Langkah ini menunjukkan bahwa Kremlin tidak segan untuk memperluas konflik jika merasa kedaulatannya terancam.
Ancaman Nuklir: Serius atau Sekadar Retorika?
Ancaman nuklir Rusia telah menjadi fokus utama sejak awal konflik. Pekan ini, Putin mengumumkan penurunan ambang batas penggunaan senjata nuklir, sebuah langkah yang memperburuk kekhawatiran internasional.
Namun, apakah Rusia benar-benar akan menggunakan senjata nuklir? Beberapa analis percaya bahwa ancaman ini lebih merupakan alat tekanan daripada rencana nyata. Meski demikian, retorika nuklir tidak bisa diabaikan begitu saja.
Pada 2022, Putin memperingatkan bahwa respons Rusia terhadap intervensi luar akan menghasilkan “konsekuensi yang belum pernah dilihat dalam sejarah”. Hingga kini, ancaman tersebut belum terwujud, meskipun berbagai “garis merah” telah dilanggar oleh Barat.
Dengan penggunaan rudal jarak jauh oleh Ukraina, ancaman ini menjadi lebih relevan. Analis dari Novaya Gazeta, Andrei Kolesnikov, mencatat bahwa keputusan Putin sering didorong oleh emosi, membuat situasi ini semakin tidak terduga.
Senjata Nuklir Taktis: Risiko Dunia
Senjata nuklir taktis, yang dirancang untuk penggunaan terbatas di medan perang, menjadi salah satu alat yang dapat dipertimbangkan oleh Rusia. Namun, penggunaan senjata ini berisiko memulai eskalasi global yang mematikan.
“Penggunaan senjata nuklir taktis tidak akan menyelesaikan masalah, tetapi akan memulai eskalasi bunuh diri bagi seluruh dunia,” ujar Kolesnikov.
Faktor Donald Trump dalam Kalkulasi Rusia
Salah satu faktor penting dalam kalkulasi Kremlin adalah perubahan kepemimpinan di Amerika Serikat. Dengan Joe Biden yang akan digantikan oleh Donald Trump dalam waktu dua bulan, Putin mungkin melihat peluang baru.
Trump telah menunjukkan sikap skeptis terhadap bantuan militer AS untuk Ukraina dan NATO. Bahkan, dia menyatakan bahwa berbicara dengan Putin adalah “hal yang cerdas”.

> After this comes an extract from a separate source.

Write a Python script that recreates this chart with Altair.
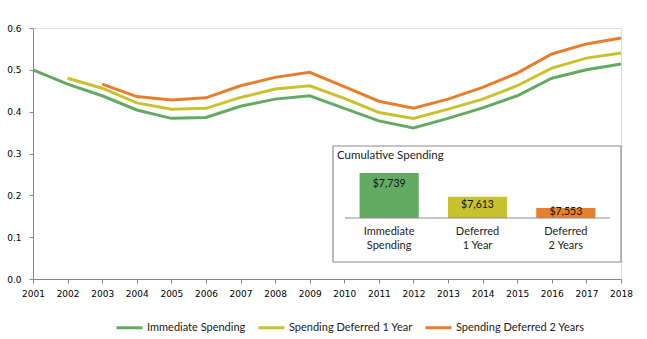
import altair as alt
import pandas as pd

years = list(range(2001, 2019))
immediate = [0.500, 0.466, 0.438, 0.404, 0.384, 0.386, 0.413, 0.430, 0.438, 0.408,
             0.378, 0.361, 0.384, 0.409, 0.438, 0.480, 0.500, 0.514]
deferred1 = [None, 0.480, 0.456, 0.421, 0.406, 0.408, 0.434, 0.454, 0.462, 0.432,
             0.398, 0.384, 0.406, 0.430, 0.462, 0.504, 0.528, 0.540]
deferred2 = [None, None, 0.466, 0.436, 0.428, 0.433, 0.462, 0.482, 0.494, 0.460,
             0.425, 0.408, 0.430, 0.458, 0.492, 0.538, 0.562, 0.576]
series_names = ["Immediate Spending", "Spending Deferred 1 Year", "Spending Deferred 2 Years"]
line_colors = ["#63ab62", "#c9c22e", "#e87d2a"]

bar_keys = ["Immediate\nSpending", "Deferred\n1 Year", "Deferred\n2 Years"]
bar_values = [7739, 7613, 7553]
bar_labels = ["$7,739", "$7,613", "$7,553"]
bar_colors = ["#63ab62", "#c8c22f", "#e8802a"]

rows = []
for name, vals in zip(series_names, [immediate, deferred1, deferred2]):
    for y, v in zip(years, vals):
        if v is not None:
            rows.append({"year": y, "value": v, "series": name})
df = pd.DataFrame(rows)

bars_df = pd.DataFrame({"key": bar_keys, "v": bar_values, "label": bar_labels})

W, H = 588, 251
FONT = "DejaVu Sans"
TFONT = "Lato"

lines = alt.Chart(df).mark_line(strokeWidth=3).encode(
    x=alt.X("year:Q", scale=alt.Scale(domain=[2001, 2018], nice=False, zero=False),
            axis=alt.Axis(values=years, format="d", title=None, grid=False,
                          labelFont=FONT, labelFontSize=9, labelColor="#000",
                          domainColor="#868686", tickColor="#868686", tickSize=4,
                          labelPadding=6, labelFlush=False, labelOverlap=False)),
    y=alt.Y("value:Q", scale=alt.Scale(domain=[0, 0.6], nice=False),
            axis=alt.Axis(values=[0, 0.1, 0.2, 0.3, 0.4, 0.5, 0.6], format=".1f", title=None,
                          grid=False, labelFont=FONT, labelFontSize=9, labelColor="#000",
                          domainColor="#868686", tickColor="#868686", tickSize=4,
                          labelPadding=8)),
    color=alt.Color("series:N",
                    scale=alt.Scale(domain=series_names, range=line_colors),
                    legend=alt.Legend(title=None, orient="none", legendX=82, legendY=285,
                                      direction="horizontal", symbolType="stroke",
                                      symbolStrokeWidth=3, symbolSize=676,
                                      labelFont=TFONT, labelFontSize=11, labelColor="#222",
                                      labelOffset=3, columnPadding=6)),
)

box = alt.Chart(pd.DataFrame({"a": [0]})).mark_rect(
    fill="white", stroke="#8c8c8c", strokeWidth=1.2
).encode(x=alt.value(300), x2=alt.value(588), y=alt.value(118), y2=alt.value(234))

box_title = alt.Chart(pd.DataFrame({"t": ["Cumulative Spending"]})).mark_text(
    align="left", baseline="middle", font=TFONT, fontSize=11.5, color="#222"
).encode(x=alt.value(304), y=alt.value(128), text="t:N")

xb = alt.X("key:N", sort=bar_keys,
           scale=alt.Scale(range=[312, 577], paddingInner=0.33, paddingOuter=0.165),
           axis=None)
yscale = alt.Scale(domain=[7500, 7800], range=[190, 133.6], nice=False, zero=False)

bars = alt.Chart(bars_df).mark_bar().encode(
    x=xb,
    y=alt.Y("v:Q", scale=yscale, axis=None),
    y2=alt.datum(7500),
    color=alt.Color("key:N", scale=alt.Scale(domain=bar_keys, range=bar_colors), legend=None),
)

bar_text = alt.Chart(bars_df).transform_calculate(
    ly="datum.v - min(60, (datum.v - 7500) * 0.4)"
).mark_text(baseline="middle", font=TFONT, fontSize=10.5, color="#111").encode(
    x=xb,
    y=alt.Y("ly:Q", scale=yscale, axis=None),
    text="label:N",
)

baseline = alt.Chart(pd.DataFrame({"a": [0]})).mark_rule(color="#8c8c8c", strokeWidth=1).encode(
    x=alt.value(312), x2=alt.value(577), y=alt.value(190)
)

cat_text = alt.Chart(bars_df).mark_text(
    baseline="top", font=TFONT, fontSize=11, color="#222", lineBreak="\n", lineHeight=13.5
).encode(x=xb, y=alt.value(198), text="key:N")

chart = alt.layer(lines, box, box_title, bars, bar_text, baseline, cat_text).resolve_scale(
    x="independent", y="independent", color="independent"
).properties(
    width=W, height=H,
    padding={"left": 33, "top": 28, "right": 26, "bottom": 60},
    autosize=alt.AutoSizeParams(type="none"),
).configure_view(stroke=None).configure(background="white")

chart.save("out.html", embed_options={"renderer": "svg", "actions": False})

Jika Trump benar-benar berkuasa, Kremlin mungkin berharap untuk mencapai penyelesaian konflik yang menguntungkan Rusia. Ini dapat menjelaskan mengapa Putin menahan diri untuk tidak melakukan eskalasi besar saat ini.
Namun, jika kalkulasi ini berubah, respons Rusia bisa menjadi lebih agresif.
Implikasi bagi Ukraina dan Dunia
Di tengah eskalasi ini, Ukraina tetap menjadi target utama. Serangan rudal hipersonik di Dnipro menandai peningkatan signifikan dalam intensitas konflik. Barat juga menghadapi tantangan besar, baik dalam mendukung Ukraina maupun dalam mencegah eskalasi lebih lanjut.
Dengan potensi penggunaan senjata nuklir, dunia berada dalam risiko yang belum pernah terjadi sebelumnya. Ancaman ini memerlukan respons diplomatik dan strategis yang hati-hati.
Langkah Vladimir Putin selanjutnya tetap sulit diprediksi, terutama dengan dinamika kompleks yang melibatkan emosi, ambisi geopolitik, dan perubahan politik global. Namun, yang jelas adalah bahwa eskalasi tetap menjadi strategi utama Kremlin.
Barat harus bersiap menghadapi potensi serangan lebih lanjut, termasuk risiko eskalasi nuklir. Sementara itu, Ukraina menghadapi tantangan besar dalam mempertahankan kedaulatannya.
Dengan perubahan di Gedung Putih yang akan datang, dunia harus terus memantau setiap langkah Putin, karena keputusan berikutnya dapat berdampak besar pada stabilitas global.